Your objective: The listing below must be repeated word for word, with its images excluded.

· · · ·

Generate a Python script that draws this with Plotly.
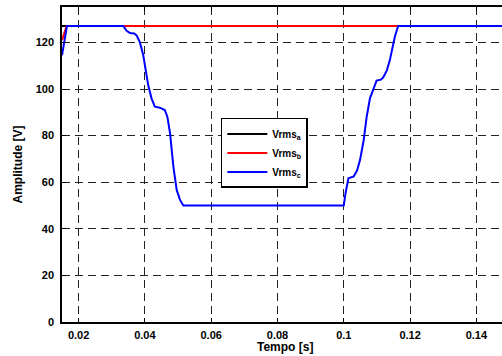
import plotly.graph_objects as go

t_a = [0.015, 0.15]
v_a = [127, 127]

t_b = [0.015, 0.0164, 0.15]
v_b = [121, 127, 127]

t_c = [0.015, 0.0158, 0.0165, 0.0335, 0.0345, 0.0355, 0.0368, 0.0375, 0.0385, 0.0395,
       0.041, 0.042, 0.043, 0.0445, 0.046, 0.0468, 0.0476, 0.0486, 0.0496, 0.0506, 0.0516,
       0.1, 0.1005, 0.1014, 0.1022, 0.103, 0.104, 0.1049, 0.106, 0.1069, 0.1079, 0.1089,
       0.1099, 0.1112, 0.1119, 0.113, 0.1139, 0.1154, 0.1164, 0.15]
v_c = [114.5, 122, 127, 127, 125, 124, 123.8, 123, 120, 114.6,
       101.7, 96, 92.4, 92, 91, 88, 81, 66.7, 56.7, 52.4, 50,
       50, 55, 61.7, 62, 62.5, 65, 69.5, 78, 88, 96, 100.3,
       103.6, 104, 105, 108, 112.4, 122.4, 127, 127]

x_ticks = [0.02, 0.04, 0.06, 0.08, 0.1, 0.12, 0.14]
x_tick_labels = ["0.02", "0.04", "0.06", "0.08", "0.1", "0.12", "0.14"]
y_ticks = [0, 20, 40, 60, 80, 100, 120]

FONT = "Liberation Sans, Arial, sans-serif"

fig = go.Figure()
fig.add_trace(go.Scatter(x=t_a, y=v_a, mode="lines", name="Vrms<sub>a</sub>",
                         line=dict(color="black", width=2)))
fig.add_trace(go.Scatter(x=t_b, y=v_b, mode="lines", name="Vrms<sub>b</sub>",
                         line=dict(color="#ff0000", width=2)))
fig.add_trace(go.Scatter(x=t_c, y=v_c, mode="lines", name="Vrms<sub>c</sub>",
                         line=dict(color="#0000ff", width=2)))

fig.update_layout(
    width=502, height=356,
    margin=dict(l=62, r=0, t=7, b=34, autoexpand=False),
    paper_bgcolor="white", plot_bgcolor="white",
    font=dict(family=FONT, size=11, color="black", weight="bold"),
    showlegend=True,
    legend=dict(x=0.361, y=0.648, xanchor="left", yanchor="top",
                bgcolor="white", bordercolor="black", borderwidth=1.5,
                font=dict(family=FONT, size=10, color="black", weight="bold"),
                tracegroupgap=0, itemwidth=40),
    annotations=[dict(text="Tempo [s]", xref="paper", yref="paper",
                      x=0.507, y=0, xanchor="center", yanchor="bottom", yshift=-34,
                      showarrow=False, font=dict(size=12, weight="bold"))],
)
fig.update_xaxes(
    range=[0.015, 0.14773], tickvals=x_ticks, ticktext=x_tick_labels,
    showline=True, linecolor="black", linewidth=1.5, mirror="ticks",
    ticks="inside", ticklen=4, tickcolor="black",
    showgrid=True, gridcolor="#222222", griddash="8px,5px", gridwidth=1,
    zeroline=False, automargin=False, ticklabelstandoff=2,
    tickfont=dict(size=11, weight="bold"),
)
fig.update_yaxes(
    range=[0, 135.2], tickvals=y_ticks,
    showline=True, linecolor="black", linewidth=1.5, mirror=False,
    ticks="inside", ticklen=4, tickcolor="black",
    showgrid=True, gridcolor="#222222", griddash="8px,5px", gridwidth=1,
    zeroline=False, automargin=False, ticklabelstandoff=4,
    title=dict(text="Amplitude [V]", font=dict(size=12, weight="bold"), standoff=10),
    tickfont=dict(size=11, weight="bold"),
)

fig.write_html("out.html", config={"displayModeBar": False},
               post_script="document.body.style.margin='0';document.body.style.overflow='hidden';")
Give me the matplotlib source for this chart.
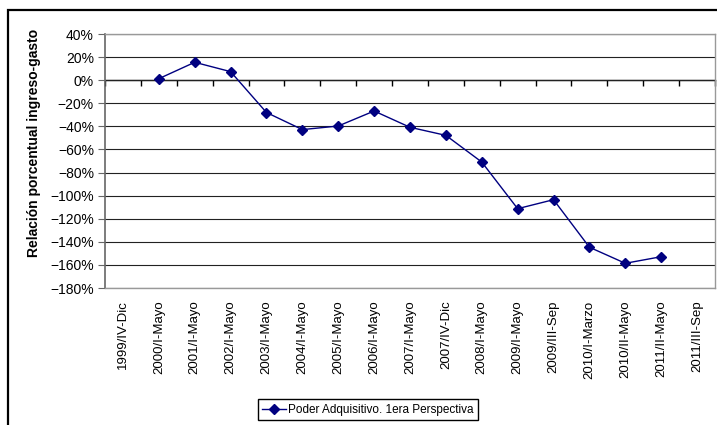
import numpy as np
import matplotlib
matplotlib.use("Agg")
import matplotlib.pyplot as plt
from matplotlib.patches import Rectangle
from matplotlib.ticker import PercentFormatter

plt.rcParams['font.family'] = ['Liberation Sans', 'DejaVu Sans']

periods = ["1999/IV-Dic", "2000/I-Mayo", "2001/I-Mayo", "2002/I-Mayo", "2003/I-Mayo",
           "2004/I-Mayo", "2005/I-Mayo", "2006/I-Mayo", "2007/I-Mayo", "2007/IV-Dic",
           "2008/I-Mayo", "2009/I-Mayo", "2009/III-Sep", "2010/I-Marzo", "2010/II-Mayo",
           "2011/II-Mayo", "2011/III-Sep"]
# relacion porcentual (%); None = sin dato
poder_adq = [None, 1.3, 15.5, 7.4, -28.0, -42.8, -39.7, -26.7, -40.8, -47.8,
             -70.9, -111.3, -103.5, -144.7, -158.6, -152.9, None]
yticks = [40, 20, 0, -20, -40, -60, -80, -100, -120, -140, -160, -180]

x = np.arange(len(periods))
y = np.array([np.nan if v is None else v for v in poder_adq], dtype=float)

fig = plt.figure(figsize=(7.17, 4.25), dpi=100)
ax = fig.add_axes([105/717, 1 - 288/425, 610/717, 254/425])

ax.plot(x, y, color='#000080', lw=1.0, marker='D', ms=5,
        label='Poder Adquisitivo. 1era Perspectiva')

ax.set_xlim(-0.5, len(periods) - 0.5)
ax.set_ylim(min(yticks), max(yticks))
ax.set_yticks(yticks)
ax.yaxis.set_major_formatter(PercentFormatter(decimals=0))
ax.grid(axis='y', color='#222222', lw=0.8)
ax.set_axisbelow(True)
ax.tick_params(axis='y', direction='out', length=5, color='#666666', labelsize=10, pad=3)

ax.set_xticks(x)
ax.set_xticklabels(periods, rotation=90, fontsize=9.5, va='top', ha='center')
ax.tick_params(axis='x', length=0, pad=9)

for s in ['top', 'right', 'bottom']:
    ax.spines[s].set_color('#999999')
    ax.spines[s].set_linewidth(1.0)
ax.spines['left'].set_color('#666666')
ax.spines['left'].set_linewidth(1.2)

# eje de categorias en 0 con marcas entre categorias
zero_ax = ax.secondary_xaxis(0, transform=ax.transData)
zero_ax.set_xticks(np.arange(len(periods) + 1) - 0.5)
zero_ax.set_xticklabels([])
zero_ax.tick_params(direction='out', length=4, width=1.0, color='black')
zero_ax.spines['bottom'].set_color('black')
zero_ax.spines['bottom'].set_linewidth(1.0)

fig.text(34/717, 1 - 143/425, 'Relación porcentual ingreso-gasto', rotation=90,
         fontsize=10, fontweight='bold', ha='center', va='center')

leg = fig.legend(loc='upper center', bbox_to_anchor=(368/717, 1 - 399/425),
                 fontsize=8.5, frameon=True, fancybox=False, framealpha=1,
                 edgecolor='black', borderpad=0.4, handlelength=2.0,
                 handletextpad=0.2, borderaxespad=0)
leg.get_frame().set_linewidth(1.0)

# marco exterior del grafico
fig.patches.append(Rectangle((8/717, -0.05), 1.0, 1 - 10/425 + 0.05,
                             transform=fig.transFigure, fill=False,
                             edgecolor='black', lw=1.6))

fig.savefig('out.png', dpi=100)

· · · ·

Full response:
Generate a Python script that draws this with Plotly.
import plotly.graph_objects as go

t_a = [0.015, 0.15]
v_a = [127, 127]

t_b = [0.015, 0.0164, 0.15]
v_b = [121, 127, 127]

t_c = [0.015, 0.0158, 0.0165, 0.0335, 0.0345, 0.0355, 0.0368, 0.0375, 0.0385, 0.0395,
       0.041, 0.042, 0.043, 0.0445, 0.046, 0.0468, 0.0476, 0.0486, 0.0496, 0.0506, 0.0516,
       0.1, 0.1005, 0.1014, 0.1022, 0.103, 0.104, 0.1049, 0.106, 0.1069, 0.1079, 0.1089,
       0.1099, 0.1112, 0.1119, 0.113, 0.1139, 0.1154, 0.1164, 0.15]
v_c = [114.5, 122, 127, 127, 125, 124, 123.8, 123, 120, 114.6,
       101.7, 96, 92.4, 92, 91, 88, 81, 66.7, 56.7, 52.4, 50,
       50, 55, 61.7, 62, 62.5, 65, 69.5, 78, 88, 96, 100.3,
       103.6, 104, 105, 108, 112.4, 122.4, 127, 127]

x_ticks = [0.02, 0.04, 0.06, 0.08, 0.1, 0.12, 0.14]
x_tick_labels = ["0.02", "0.04", "0.06", "0.08", "0.1", "0.12", "0.14"]
y_ticks = [0, 20, 40, 60, 80, 100, 120]

FONT = "Liberation Sans, Arial, sans-serif"

fig = go.Figure()
fig.add_trace(go.Scatter(x=t_a, y=v_a, mode="lines", name="Vrms<sub>a</sub>",
                         line=dict(color="black", width=2)))
fig.add_trace(go.Scatter(x=t_b, y=v_b, mode="lines", name="Vrms<sub>b</sub>",
                         line=dict(color="#ff0000", width=2)))
fig.add_trace(go.Scatter(x=t_c, y=v_c, mode="lines", name="Vrms<sub>c</sub>",
                         line=dict(color="#0000ff", width=2)))

fig.update_layout(
    width=502, height=356,
    margin=dict(l=62, r=0, t=7, b=34, autoexpand=False),
    paper_bgcolor="white", plot_bgcolor="white",
    font=dict(family=FONT, size=11, color="black", weight="bold"),
    showlegend=True,
    legend=dict(x=0.361, y=0.648, xanchor="left", yanchor="top",
                bgcolor="white", bordercolor="black", borderwidth=1.5,
                font=dict(family=FONT, size=10, color="black", weight="bold"),
                tracegroupgap=0, itemwidth=40),
    annotations=[dict(text="Tempo [s]", xref="paper", yref="paper",
                      x=0.507, y=0, xanchor="center", yanchor="bottom", yshift=-34,
                      showarrow=False, font=dict(size=12, weight="bold"))],
)
fig.update_xaxes(
    range=[0.015, 0.14773], tickvals=x_ticks, ticktext=x_tick_labels,
    showline=True, linecolor="black", linewidth=1.5, mirror="ticks",
    ticks="inside", ticklen=4, tickcolor="black",
    showgrid=True, gridcolor="#222222", griddash="8px,5px", gridwidth=1,
    zeroline=False, automargin=False, ticklabelstandoff=2,
    tickfont=dict(size=11, weight="bold"),
)
fig.update_yaxes(
    range=[0, 135.2], tickvals=y_ticks,
    showline=True, linecolor="black", linewidth=1.5, mirror=False,
    ticks="inside", ticklen=4, tickcolor="black",
    showgrid=True, gridcolor="#222222", griddash="8px,5px", gridwidth=1,
    zeroline=False, automargin=False, ticklabelstandoff=4,
    title=dict(text="Amplitude [V]", font=dict(size=12, weight="bold"), standoff=10),
    tickfont=dict(size=11, weight="bold"),
)

fig.write_html("out.html", config={"displayModeBar": False},
               post_script="document.body.style.margin='0';document.body.style.overflow='hidden';")
Give me the matplotlib source for this chart.
import numpy as np
import matplotlib
matplotlib.use("Agg")
import matplotlib.pyplot as plt
from matplotlib.patches import Rectangle
from matplotlib.ticker import PercentFormatter

plt.rcParams['font.family'] = ['Liberation Sans', 'DejaVu Sans']

periods = ["1999/IV-Dic", "2000/I-Mayo", "2001/I-Mayo", "2002/I-Mayo", "2003/I-Mayo",
           "2004/I-Mayo", "2005/I-Mayo", "2006/I-Mayo", "2007/I-Mayo", "2007/IV-Dic",
           "2008/I-Mayo", "2009/I-Mayo", "2009/III-Sep", "2010/I-Marzo", "2010/II-Mayo",
           "2011/II-Mayo", "2011/III-Sep"]
# relacion porcentual (%); None = sin dato
poder_adq = [None, 1.3, 15.5, 7.4, -28.0, -42.8, -39.7, -26.7, -40.8, -47.8,
             -70.9, -111.3, -103.5, -144.7, -158.6, -152.9, None]
yticks = [40, 20, 0, -20, -40, -60, -80, -100, -120, -140, -160, -180]

x = np.arange(len(periods))
y = np.array([np.nan if v is None else v for v in poder_adq], dtype=float)

fig = plt.figure(figsize=(7.17, 4.25), dpi=100)
ax = fig.add_axes([105/717, 1 - 288/425, 610/717, 254/425])

ax.plot(x, y, color='#000080', lw=1.0, marker='D', ms=5,
        label='Poder Adquisitivo. 1era Perspectiva')

ax.set_xlim(-0.5, len(periods) - 0.5)
ax.set_ylim(min(yticks), max(yticks))
ax.set_yticks(yticks)
ax.yaxis.set_major_formatter(PercentFormatter(decimals=0))
ax.grid(axis='y', color='#222222', lw=0.8)
ax.set_axisbelow(True)
ax.tick_params(axis='y', direction='out', length=5, color='#666666', labelsize=10, pad=3)

ax.set_xticks(x)
ax.set_xticklabels(periods, rotation=90, fontsize=9.5, va='top', ha='center')
ax.tick_params(axis='x', length=0, pad=9)

for s in ['top', 'right', 'bottom']:
    ax.spines[s].set_color('#999999')
    ax.spines[s].set_linewidth(1.0)
ax.spines['left'].set_color('#666666')
ax.spines['left'].set_linewidth(1.2)

# eje de categorias en 0 con marcas entre categorias
zero_ax = ax.secondary_xaxis(0, transform=ax.transData)
zero_ax.set_xticks(np.arange(len(periods) + 1) - 0.5)
zero_ax.set_xticklabels([])
zero_ax.tick_params(direction='out', length=4, width=1.0, color='black')
zero_ax.spines['bottom'].set_color('black')
zero_ax.spines['bottom'].set_linewidth(1.0)

fig.text(34/717, 1 - 143/425, 'Relación porcentual ingreso-gasto', rotation=90,
         fontsize=10, fontweight='bold', ha='center', va='center')

leg = fig.legend(loc='upper center', bbox_to_anchor=(368/717, 1 - 399/425),
                 fontsize=8.5, frameon=True, fancybox=False, framealpha=1,
                 edgecolor='black', borderpad=0.4, handlelength=2.0,
                 handletextpad=0.2, borderaxespad=0)
leg.get_frame().set_linewidth(1.0)

# marco exterior del grafico
fig.patches.append(Rectangle((8/717, -0.05), 1.0, 1 - 10/425 + 0.05,
                             transform=fig.transFigure, fill=False,
                             edgecolor='black', lw=1.6))

fig.savefig('out.png', dpi=100)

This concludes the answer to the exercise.